Abstract

Quantum computers can efficiently solve classically intractable problems, such as the factorization of a large number1 and the simulation of quantum many-body systems2,3. Universal quantum computation can be simplified by decomposing circuits into single- and two-qubit entangling gates4, but such decomposition is not necessarily efficient. It has been suggested that polynomial or exponential speedups can be obtained with global N-qubit (N greater than two) entangling gates5-9. Such global gates involve all-to-all connectivity, which emerges among trapped-ion qubits when using laser-driven collective motional modes10-14, and have been implemented for a single motional mode15,16. However, the single-mode approach is difficult to scale up because isolating single modes becomes challenging as the number of ions increases in a single crystal, and multi-mode schemes are scalable17,18 but limited to pairwise gates19-23. Here we propose and implement a scalable scheme for realizing global entangling gates on multiple 171Yb+ ion qubits by coupling to multiple motional modes through modulated laser fields.

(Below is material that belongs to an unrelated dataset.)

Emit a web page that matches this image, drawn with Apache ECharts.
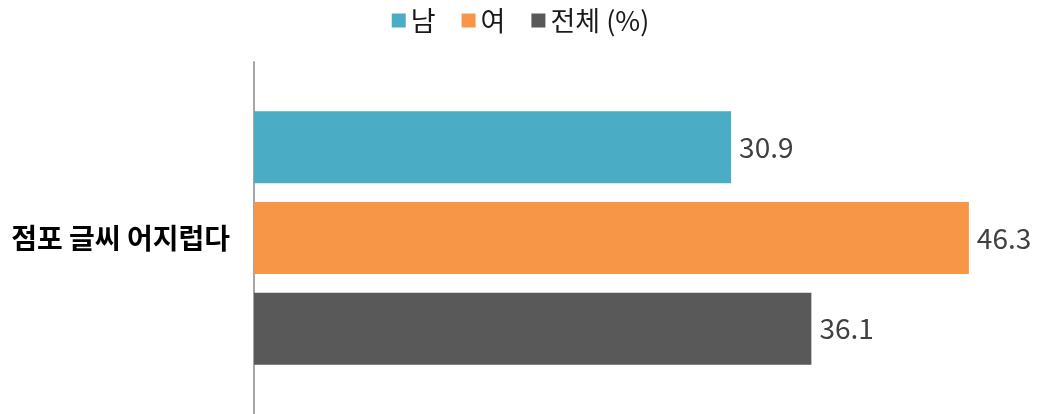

Because such global gates require decoupling multiple modes and balancing all pairwise coupling strengths during the gate, we develop a system with fully independent control capability on each ion14. To demonstrate the usefulness and flexibility of these global gates, we generate a Greenberger-Horne-Zeilinger state with up to four qubits using a single global operation. Our approach realizes global entangling gates as scalable building blocks for universal quantum computation, motivating future research in scalable global methods for quantum information processing.